__What is being asked__: Leave out the pictures and copy everything else below exactly.

··· Data provided ···

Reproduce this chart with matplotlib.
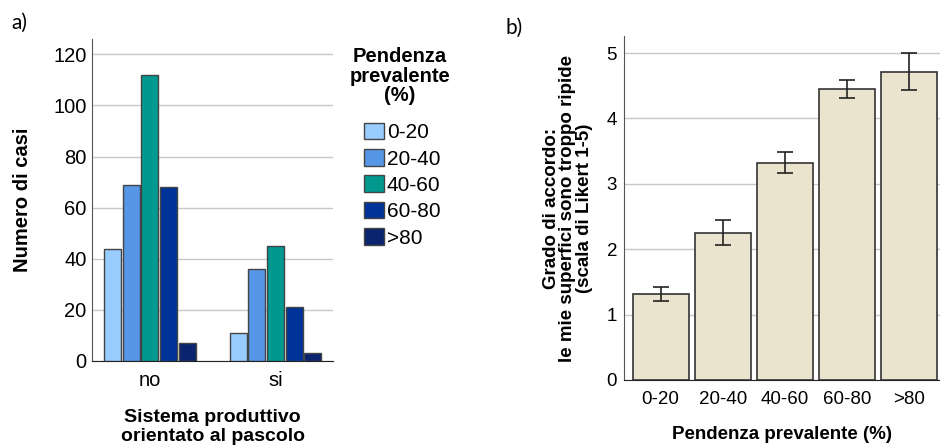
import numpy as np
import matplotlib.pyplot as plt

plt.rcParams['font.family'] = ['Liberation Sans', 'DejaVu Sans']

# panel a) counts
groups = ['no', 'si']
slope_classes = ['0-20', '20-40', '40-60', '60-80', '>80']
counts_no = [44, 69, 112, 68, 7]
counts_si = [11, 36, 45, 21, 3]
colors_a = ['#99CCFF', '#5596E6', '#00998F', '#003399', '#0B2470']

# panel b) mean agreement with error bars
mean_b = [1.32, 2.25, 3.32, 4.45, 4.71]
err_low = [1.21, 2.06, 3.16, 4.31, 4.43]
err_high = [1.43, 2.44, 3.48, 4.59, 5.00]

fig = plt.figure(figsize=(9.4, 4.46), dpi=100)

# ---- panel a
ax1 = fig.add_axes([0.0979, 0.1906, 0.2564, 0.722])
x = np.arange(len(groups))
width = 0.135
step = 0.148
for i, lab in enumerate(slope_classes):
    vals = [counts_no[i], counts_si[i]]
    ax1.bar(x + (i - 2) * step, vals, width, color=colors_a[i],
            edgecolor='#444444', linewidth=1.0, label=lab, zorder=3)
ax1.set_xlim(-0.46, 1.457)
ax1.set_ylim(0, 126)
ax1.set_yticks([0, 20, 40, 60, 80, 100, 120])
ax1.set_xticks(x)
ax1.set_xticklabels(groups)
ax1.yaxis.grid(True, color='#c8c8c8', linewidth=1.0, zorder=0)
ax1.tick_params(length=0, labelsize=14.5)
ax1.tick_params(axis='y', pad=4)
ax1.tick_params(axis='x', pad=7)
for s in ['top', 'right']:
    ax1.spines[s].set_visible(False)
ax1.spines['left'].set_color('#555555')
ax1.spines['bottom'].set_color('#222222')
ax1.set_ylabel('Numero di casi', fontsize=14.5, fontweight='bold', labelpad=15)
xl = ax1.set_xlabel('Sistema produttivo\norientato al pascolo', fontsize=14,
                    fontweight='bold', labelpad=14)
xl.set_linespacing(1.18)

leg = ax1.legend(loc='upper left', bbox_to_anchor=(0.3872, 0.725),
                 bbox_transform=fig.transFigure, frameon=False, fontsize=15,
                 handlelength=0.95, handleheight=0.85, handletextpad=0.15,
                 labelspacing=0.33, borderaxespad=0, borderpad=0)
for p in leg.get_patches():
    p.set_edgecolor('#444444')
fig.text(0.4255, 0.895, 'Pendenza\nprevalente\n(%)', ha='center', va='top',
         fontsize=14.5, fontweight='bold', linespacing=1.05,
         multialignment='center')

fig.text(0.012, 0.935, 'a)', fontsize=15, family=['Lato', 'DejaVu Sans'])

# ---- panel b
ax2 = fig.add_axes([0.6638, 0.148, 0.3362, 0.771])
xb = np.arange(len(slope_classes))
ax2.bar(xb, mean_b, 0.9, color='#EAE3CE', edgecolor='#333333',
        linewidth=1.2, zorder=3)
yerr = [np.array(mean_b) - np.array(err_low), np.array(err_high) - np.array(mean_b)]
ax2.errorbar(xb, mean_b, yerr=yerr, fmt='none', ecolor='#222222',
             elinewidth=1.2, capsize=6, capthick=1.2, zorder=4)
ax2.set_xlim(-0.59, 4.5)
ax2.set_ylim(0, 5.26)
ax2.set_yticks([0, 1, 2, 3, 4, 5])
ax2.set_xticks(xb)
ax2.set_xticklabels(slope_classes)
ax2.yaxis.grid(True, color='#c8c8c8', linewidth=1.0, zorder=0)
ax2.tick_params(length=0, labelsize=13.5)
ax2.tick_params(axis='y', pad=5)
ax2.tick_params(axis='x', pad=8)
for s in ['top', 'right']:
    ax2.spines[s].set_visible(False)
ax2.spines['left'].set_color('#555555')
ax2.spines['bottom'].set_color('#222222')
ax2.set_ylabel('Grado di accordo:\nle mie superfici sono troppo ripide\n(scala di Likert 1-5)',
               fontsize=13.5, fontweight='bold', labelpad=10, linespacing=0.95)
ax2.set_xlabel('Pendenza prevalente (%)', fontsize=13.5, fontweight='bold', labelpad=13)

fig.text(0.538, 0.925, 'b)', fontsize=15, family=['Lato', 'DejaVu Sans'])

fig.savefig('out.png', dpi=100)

···

__Complete output__:
Reproduce this chart with matplotlib.
import numpy as np
import matplotlib.pyplot as plt

plt.rcParams['font.family'] = ['Liberation Sans', 'DejaVu Sans']

# panel a) counts
groups = ['no', 'si']
slope_classes = ['0-20', '20-40', '40-60', '60-80', '>80']
counts_no = [44, 69, 112, 68, 7]
counts_si = [11, 36, 45, 21, 3]
colors_a = ['#99CCFF', '#5596E6', '#00998F', '#003399', '#0B2470']

# panel b) mean agreement with error bars
mean_b = [1.32, 2.25, 3.32, 4.45, 4.71]
err_low = [1.21, 2.06, 3.16, 4.31, 4.43]
err_high = [1.43, 2.44, 3.48, 4.59, 5.00]

fig = plt.figure(figsize=(9.4, 4.46), dpi=100)

# ---- panel a
ax1 = fig.add_axes([0.0979, 0.1906, 0.2564, 0.722])
x = np.arange(len(groups))
width = 0.135
step = 0.148
for i, lab in enumerate(slope_classes):
    vals = [counts_no[i], counts_si[i]]
    ax1.bar(x + (i - 2) * step, vals, width, color=colors_a[i],
            edgecolor='#444444', linewidth=1.0, label=lab, zorder=3)
ax1.set_xlim(-0.46, 1.457)
ax1.set_ylim(0, 126)
ax1.set_yticks([0, 20, 40, 60, 80, 100, 120])
ax1.set_xticks(x)
ax1.set_xticklabels(groups)
ax1.yaxis.grid(True, color='#c8c8c8', linewidth=1.0, zorder=0)
ax1.tick_params(length=0, labelsize=14.5)
ax1.tick_params(axis='y', pad=4)
ax1.tick_params(axis='x', pad=7)
for s in ['top', 'right']:
    ax1.spines[s].set_visible(False)
ax1.spines['left'].set_color('#555555')
ax1.spines['bottom'].set_color('#222222')
ax1.set_ylabel('Numero di casi', fontsize=14.5, fontweight='bold', labelpad=15)
xl = ax1.set_xlabel('Sistema produttivo\norientato al pascolo', fontsize=14,
                    fontweight='bold', labelpad=14)
xl.set_linespacing(1.18)

leg = ax1.legend(loc='upper left', bbox_to_anchor=(0.3872, 0.725),
                 bbox_transform=fig.transFigure, frameon=False, fontsize=15,
                 handlelength=0.95, handleheight=0.85, handletextpad=0.15,
                 labelspacing=0.33, borderaxespad=0, borderpad=0)
for p in leg.get_patches():
    p.set_edgecolor('#444444')
fig.text(0.4255, 0.895, 'Pendenza\nprevalente\n(%)', ha='center', va='top',
         fontsize=14.5, fontweight='bold', linespacing=1.05,
         multialignment='center')

fig.text(0.012, 0.935, 'a)', fontsize=15, family=['Lato', 'DejaVu Sans'])

# ---- panel b
ax2 = fig.add_axes([0.6638, 0.148, 0.3362, 0.771])
xb = np.arange(len(slope_classes))
ax2.bar(xb, mean_b, 0.9, color='#EAE3CE', edgecolor='#333333',
        linewidth=1.2, zorder=3)
yerr = [np.array(mean_b) - np.array(err_low), np.array(err_high) - np.array(mean_b)]
ax2.errorbar(xb, mean_b, yerr=yerr, fmt='none', ecolor='#222222',
             elinewidth=1.2, capsize=6, capthick=1.2, zorder=4)
ax2.set_xlim(-0.59, 4.5)
ax2.set_ylim(0, 5.26)
ax2.set_yticks([0, 1, 2, 3, 4, 5])
ax2.set_xticks(xb)
ax2.set_xticklabels(slope_classes)
ax2.yaxis.grid(True, color='#c8c8c8', linewidth=1.0, zorder=0)
ax2.tick_params(length=0, labelsize=13.5)
ax2.tick_params(axis='y', pad=5)
ax2.tick_params(axis='x', pad=8)
for s in ['top', 'right']:
    ax2.spines[s].set_visible(False)
ax2.spines['left'].set_color('#555555')
ax2.spines['bottom'].set_color('#222222')
ax2.set_ylabel('Grado di accordo:\nle mie superfici sono troppo ripide\n(scala di Likert 1-5)',
               fontsize=13.5, fontweight='bold', labelpad=10, linespacing=0.95)
ax2.set_xlabel('Pendenza prevalente (%)', fontsize=13.5, fontweight='bold', labelpad=13)

fig.text(0.538, 0.925, 'b)', fontsize=15, family=['Lato', 'DejaVu Sans'])

fig.savefig('out.png', dpi=100)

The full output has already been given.